Genetics

 LECTURE 23 GENETICS I: GENETICS AND THE DNA SEQUENCING REVOLUTION Understand the term genetics. Genetics is the study of heredity and variation. Understand the fundamental role DNA sequence variation plays in biological variation at all levels. DNA includes information for protein synthesis, and thus the information on how to make cells as well as complex tissues. Different unicellular organisms as well as different phenotypes in organisms are derived from variation in DNA sequences. Appreciate the variety of applications of genetic technologies. Agriculture, medicine, history, etc. Understand the recent advances in DNA sequencing technology. Human Genome Project - completed in 2001; 1000 genome project (sequencing 1000 human genomes) - 2008-2012; 100 000 Britons project - finished 2019; many animal and plant genomes sequenced. Genome sequencing is now a much faster process than in the 1990s. Appreciate the large number of individual human and species-specific genome sequences now. See above.  Appreciate the variety of biological questions addressable by genetic analysis. Cancer research, tracing infectious disease outbreaks, tracking infection in a single individual, the microbiome, environmental metagenomics.
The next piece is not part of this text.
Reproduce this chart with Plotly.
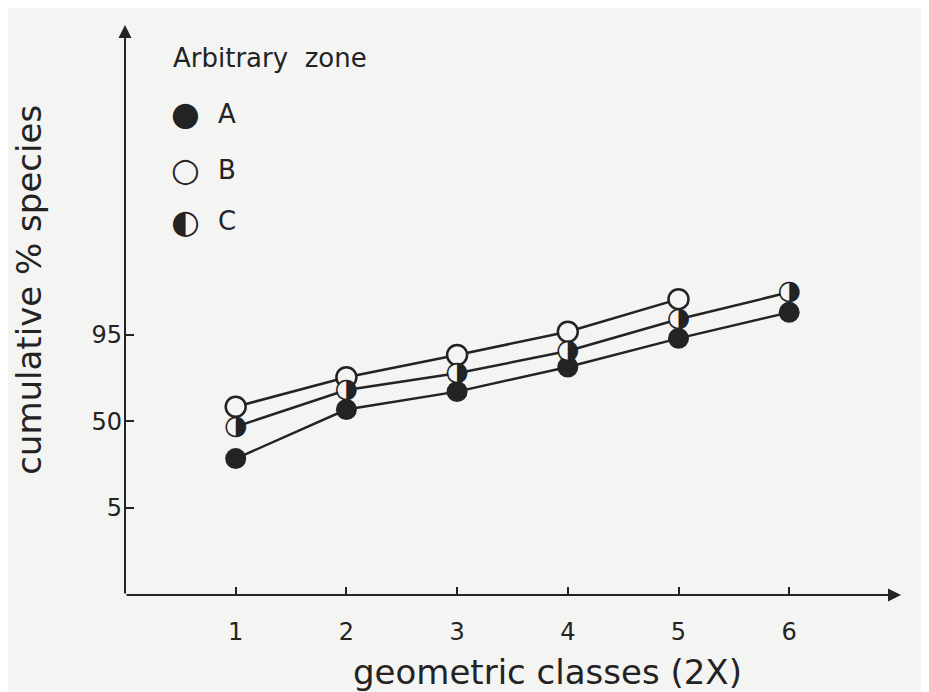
import plotly.graph_objects as go
from statistics import NormalDist

# ---- data (cumulative % species) ----
classes = [1, 2, 3, 4, 5, 6]
zone_A = [24, 59, 71.5, 85, 94.3, 98.1]
zone_B = [61, 80, 89.7, 95.6, 99.0, None]
zone_C = [46, 72.5, 82, 91, 97.4, 99.3]
y_ticks = [5, 50, 95]
x_ticks = [1, 2, 3, 4, 5, 6]

_nd = NormalDist()


def probit(p):
    return None if p is None else _nd.inv_cdf(p / 100.0)


BG = "#f4f4f2"
INK = "#232323"
FONT = "DejaVu Sans"

X_RANGE = [0, 7.01]
Y_RANGE = [-3.30, 7.54]

fig = go.Figure()

# zone A: filled circles
fig.add_trace(go.Scatter(
    x=classes, y=[probit(v) for v in zone_A], mode="lines+markers",
    line=dict(color=INK, width=2.5),
    marker=dict(symbol="circle", size=21, color=INK, line=dict(width=0)),
    showlegend=False, cliponaxis=False))

# zone B: open circles
fig.add_trace(go.Scatter(
    x=classes, y=[probit(v) for v in zone_B], mode="lines+markers",
    line=dict(color=INK, width=2.5),
    marker=dict(symbol="circle", size=20, color=BG, line=dict(width=2.5, color=INK)),
    showlegend=False, cliponaxis=False))

# zone C: half-filled circles
fig.add_trace(go.Scatter(
    x=classes, y=[probit(v) for v in zone_C], mode="lines+markers+text",
    line=dict(color=INK, width=2.5),
    marker=dict(symbol="circle", size=18, color=BG, line=dict(width=0)),
    text=["\u25d1"] * len(classes), textposition="middle center",
    textfont=dict(family=FONT, size=27, color=INK),
    showlegend=False, cliponaxis=False))

# axis arrows
fig.add_annotation(x=X_RANGE[1], y=Y_RANGE[0], ax=X_RANGE[0], ay=Y_RANGE[0],
                   xref="x", yref="y", axref="x", ayref="y", text="",
                   showarrow=True, arrowhead=2, arrowsize=1.3, arrowwidth=2,
                   arrowcolor=INK, standoff=0, startstandoff=0)
fig.add_annotation(x=X_RANGE[0], y=Y_RANGE[1], ax=X_RANGE[0], ay=Y_RANGE[0],
                   xref="x", yref="y", axref="x", ayref="y", text="",
                   showarrow=True, arrowhead=2, arrowsize=1.3, arrowwidth=2,
                   arrowcolor=INK, standoff=0, startstandoff=0)

# legend (drawn as text)
fig.add_annotation(x=0.0593, y=0.942, xref="paper", yref="paper",
                   text="Arbitrary  zone", showarrow=False, xanchor="left",
                   yanchor="middle", font=dict(family=FONT, size=26, color=INK))
legend_items = [("\u25cf", "A", 0.844), ("\u25cb", "B", 0.746), ("\u25d0", "C", 0.656)]
for sym, lab, yy in legend_items:
    fig.add_annotation(x=0.0786, y=yy, xref="paper", yref="paper", text=sym,
                       showarrow=False, xanchor="center", yanchor="middle",
                       font=dict(family=FONT, size=33, color=INK))
    fig.add_annotation(x=0.1175, y=yy, xref="paper", yref="paper", text=lab,
                       showarrow=False, xanchor="left", yanchor="middle",
                       font=dict(family=FONT, size=26, color=INK))

# axis titles
fig.add_annotation(x=-0.124, y=0.535, xref="paper", yref="paper",
                   text="cumulative % species", textangle=-90, showarrow=False,
                   xanchor="center", yanchor="middle",
                   font=dict(family=FONT, size=34, color=INK))
fig.add_annotation(x=0.545, y=-0.135, xref="paper", yref="paper",
                   text="geometric classes (2X)", showarrow=False,
                   xanchor="center", yanchor="middle",
                   font=dict(family=FONT, size=34, color=INK))

fig.update_xaxes(range=X_RANGE, tickvals=x_ticks, ticktext=[str(t) for t in x_ticks],
                 ticks="inside", ticklen=8, tickwidth=2, tickcolor=INK,
                 showgrid=False, zeroline=False, showline=False,
                 tickfont=dict(family=FONT, size=24, color=INK),
                 ticklabelstandoff=20)
fig.update_yaxes(range=Y_RANGE, tickvals=[probit(v) for v in y_ticks],
                 ticktext=[str(v) for v in y_ticks],
                 ticks="inside", ticklen=9, tickwidth=2, tickcolor=INK,
                 showgrid=False, zeroline=False, showline=False,
                 tickfont=dict(family=FONT, size=24, color=INK),
                 ticklabelstandoff=2)

# the page adds an 8px body margin; the figure is sized to compensate
fig.update_layout(width=921, height=684,
                  margin=dict(l=117, r=28, t=17, b=97, autoexpand=False),
                  paper_bgcolor=BG, plot_bgcolor=BG, showlegend=False)

fig.write_html("out.html")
LECTURE 24 GENETICS II: GENOTYPES, PHENOTYPES, DOMINANTS, RECESSIVES, SEGREGATION AND THE ONE FACTOR CROSS Define the terms genotype and phenotype. Genotype: The combination of alleles (genetic makeup) in an organism. Phenotype: Observable traits of an organism. Explain the terms dominant, recessive, co-dominant, homozygous, heterozygous. Dominant: In the case that an organism possesses two different alleles at a locus, the allele that determines the genotype of the organism is the dominant allele. Recessive: The recessive allele determines the phenotype of the organism only in the case that two recessive alleles are present at that locus.  Co-dominant: Two different alleles both affect the phenotype in separate, indistinguishable ways. Example: the human MN blood group. Homozygous: Two of the same allele (two dominant or two recessive alleles). Heterozygous: Two different alleles (one dominant and one recessive allele, or two co-dominant alleles). Understand the terms gamete, F1, F2, one-factor cross. Gamete: Sex cells (sperm and egg) F1: First generation after the parental generation; parents are true-breeding varieties. F2: Second generation after the parental generation, offspring of the F1 generation. One-factor cross: A genetic cross using only one trait.   State Mendel's first law and understand how it relates to meiosis. Mendel's first law = the law of segregation: The two alleles for a heritable characteristic segregate during gamete formation and end up in different gametes.   Use a Punnett square to predict the genotypes of offspring from parental gametes for a one factor cross.

LECTURE 25 GENETICS III: THE TWO FACTOR CROSS, INDEPENDENT ASSORTMENT, SEX DETERMINATION, LINKAGE AND CROSSING OVER State Mendel's second law and understand how it relates to meiosis. Mendel's second law = law of independent assortment: two or more genes assort independently - that is, each pair of alleles segregates independently of each other pair of alleles - during gamete formation. (ie. Alleles from two unlinked genes assort independently during meiosis.) Use a Punnett square to predict the genotypes of offspring from parental gametes for a two factor cross.   Understand the basis of sex determination in the fruit fly, Drosophila melanogaster. XX - female, XY - male Understand the basis of sex-linkage for genes located on the sex chromosomes. Understand the segregation patterns of alleles from two physically linked genetic loci. Understand the meiotic and chromosomal basis of segregation patterns of alleles from two physically linked genetic loci. Understand the role of meiotic recombination in altering the segregation patterns of alleles from two physically linked genetic loci.